Apostle! Of the thousands of beautiful, inspiring, and sometimes challenging words listened to and read during the year I spent in Italy preparing for perpetual vows, this is one of the words that struck me the most. That the word "apostle" spoke to me in so many new ways surprised me, since as Daughters of St. Paul we are familiar with and use the word “apostle” many times daily. We encounter and pray with Jesus and his apostles every day as we meditate on Scripture and celebrate the Liturgy. We are daughters of one of the greatest apostles, if not the greatest apostle of the Church, and we ask our father St. Paul to intercede for us at the beginning and at end of almost every prayer. We call upon Mary and ask for her intercession as Queen of the Apostles. Our spiritual, creative, physical, and material efforts to communicate the Gospel of Christ are referred to as “apostolate.” Whether we are talking about ourselves, our mission, our life and prayer as Daughters of St. Paul, the word “apostle” is unavoidable. Our founder, Blessed James Alberione prayed that we may understand and live this important dimension of our life.

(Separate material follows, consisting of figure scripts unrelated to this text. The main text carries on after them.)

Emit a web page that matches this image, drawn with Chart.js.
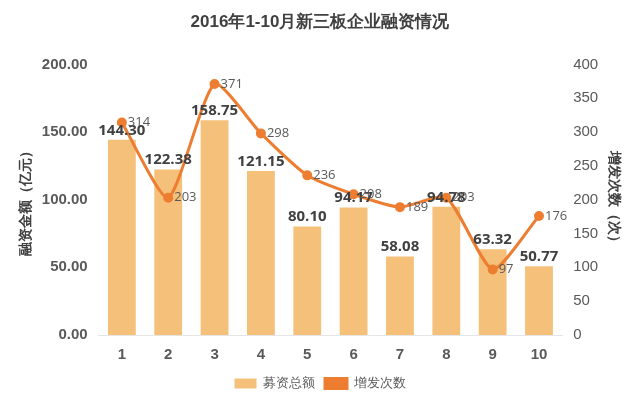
<!DOCTYPE html>
<html><head><meta charset="utf-8">
<script src="https://cdn.jsdelivr.net/npm/chart.js@4"></script>
<style>body{margin:0;background:#fff}#w{width:640px;height:400px}</style>
</head><body><div id="w"><canvas id="c"></canvas></div>
<script>
const months = ['1','2','3','4','5','6','7','8','9','10'];
const amounts = [144.30, 122.38, 158.75, 121.15, 80.10, 94.17, 58.08, 94.78, 63.32, 50.77];
const counts = [314, 203, 371, 298, 236, 208, 189, 203, 97, 176];

const labelPlugin = {
  id: 'labels',
  afterDatasetsDraw(chart) {
    const ctx = chart.ctx;
    ctx.save();
    chart.getDatasetMeta(0).data.forEach((b, i) => {
      ctx.font = 'bold 15px "Open Sans", sans-serif';
      ctx.fillStyle = '#404040';
      ctx.textAlign = 'center';
      ctx.textBaseline = 'bottom';
      ctx.fillText(amounts[i].toFixed(2), b.x, b.y - 2);
    });
    chart.getDatasetMeta(1).data.forEach((p, i) => {
      ctx.font = '13px "Open Sans", sans-serif';
      ctx.fillStyle = '#595959';
      ctx.textAlign = 'left';
      ctx.textBaseline = 'middle';
      ctx.fillText(counts[i], p.x + 6, p.y);
    });
    ctx.restore();
  }
};

new Chart(document.getElementById('c'), {
  data: {
    labels: months,
    datasets: [
      { type: 'bar', label: '募资总额', data: amounts, backgroundColor: '#f5c07a', yAxisID: 'y', barPercentage: 0.6, categoryPercentage: 1, order: 2 },
      { type: 'line', label: '增发次数', data: counts, borderColor: '#ed7d31', backgroundColor: '#ed7d31', borderWidth: 3, pointRadius: 3.5, tension: 0.2, yAxisID: 'y1', order: 1 }
    ]
  },
  options: {
    responsive: true, maintainAspectRatio: false, animation: false,
    layout: { padding: { left: 14, right: 14, top: 4 } },
    plugins: {
      title: { display: true, text: '2016年1-10月新三板企业融资情况', color: '#404040', font: { size: 17, weight: 'bold' }, padding: { top: 8, bottom: 32 } },
      legend: { position: 'bottom', labels: { color: '#595959', font: { size: 13 }, boxWidth: 22, boxHeight: 10, sort: (a, b) => a.datasetIndex - b.datasetIndex } },
      tooltip: { enabled: false }
    },
    scales: {
      x: { grid: { display: false }, ticks: { color: '#595959', font: { size: 15, weight: 'bold' } } },
      y: { position: 'left', min: 0, max: 200, ticks: { stepSize: 50, color: '#595959', font: { size: 15, weight: 'bold' }, callback: v => v.toFixed(2) }, grid: { display: false }, border: { display: false },
           title: { display: true, text: '融资金额（亿元）', color: '#404040', font: { size: 14, weight: 'bold' } } },
      y1: { position: 'right', min: 0, max: 400, ticks: { stepSize: 50, color: '#595959', font: { size: 15 } }, grid: { display: false }, border: { display: false },
            title: { display: true, text: '增发次数（次）', color: '#404040', font: { size: 14, weight: 'bold' } } }
    }
  },
  plugins: [labelPlugin]
});
</script></body></html>
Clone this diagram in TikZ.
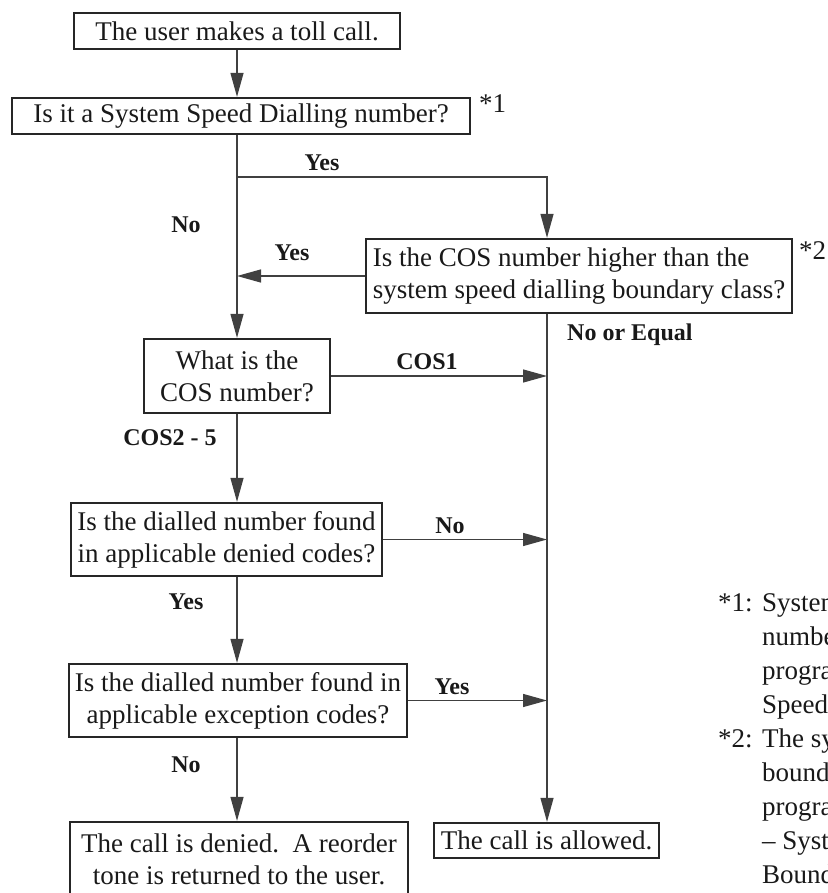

This is clear in his writings, the talks he gave to the first priests and sisters of the Pauline Family, and in the prayers he prayed and those he composed for us.
“Jesus Christ is the apostle of the Father and we are apostles of Jesus Christ.” I had heard these words so many times before, but that morning it was as if I was hearing them for the first time. I am not sure why. Maybe because we were having a class on St. Paul on the feast of his conversion and the class was delivered passionately by a Daughter of St. Paul who is an expert on St. Paul. It could also be that I was moved because I was hearing it in Italian. Maybe it was because it was the centenary of the foundation of our congregation, and I was in the land of our beginnings and so close to our roots. I am not sure why, but I know that the prayers of our sisters around the world accompanied us every day as we prepared ourselves to be consecrated to God forever in the Congregation. I am sure that prayer and grace predisposed us to tune in to the Holy Spirit during that special time of Pauline formation. We were 20 of us, young Sisters from 15 different countries who had come to Italy for a year of study, reflection and deepening our understanding and integration of the history, spirituality and charism of our order. During the break I asked the Sister presenting if she could say more about the beautiful sentence we had just heard. “Jesus is the apostle of the Father and we are apostles of Jesus,” that she kept repeating in her explanation. True. The words are clear and sound so simple yet one needs to listen to them over and over for them to really sink in.
Being apostles is fundamental to our Christian identity and vocation. For us religious and Paulines, it is part of our nature. On June 18th, some weeks ago, I professed perpetual vows as a Daughter of St. Paul. What a gift and grace from the Lord! The very first words of our vow formula, “In response to the love of God…” immediately indicate that the initiative is not mine. I was called by God and I am being sent by him. We are sent to go out to the world with a message that is not ours. We do not need to think up words to announce. Saint John Paul II reminds us that the Holy Spirit is the principal agent of evangelization and the Church’s mission. The Holy Spirit inspires us to speak and act in the name of Jesus Christ. We just have to stay very close to God, listen to him, and allow him to tell us what to proclaim, how to proclaim, to whom and when to proclaim his Good News. We do not rely on our strength, skill or intelligence. We allow the Lord to work through us using the gifts he has given us. A president does not entrust an important mission to an ambassador he thinks incompetent. St. Paul writes to the Corinthians, “We are ambassadors for Christ, as if God were appealing through us.” The One who sends us forth knows us. He also knows perfectly well the people and places we are being sent to. It is his mandate. This means it is never about us. This is the peace, the joy and the freedom of an apostle. Nothing is ours—not the message, or the grace, or even ourselves.
Christians are given the privilege of announcing the greatest news —God’s love and mercy toward us. Jesus through his words and actions showed us that he came not to do his own will but the will of his Father. He showed us the way of apostleship. This is what I found so refreshing about that one sentence. We did not choose Christ but he chose us and appointed us to go and bear fruit that will remain. We are apostles of Christ.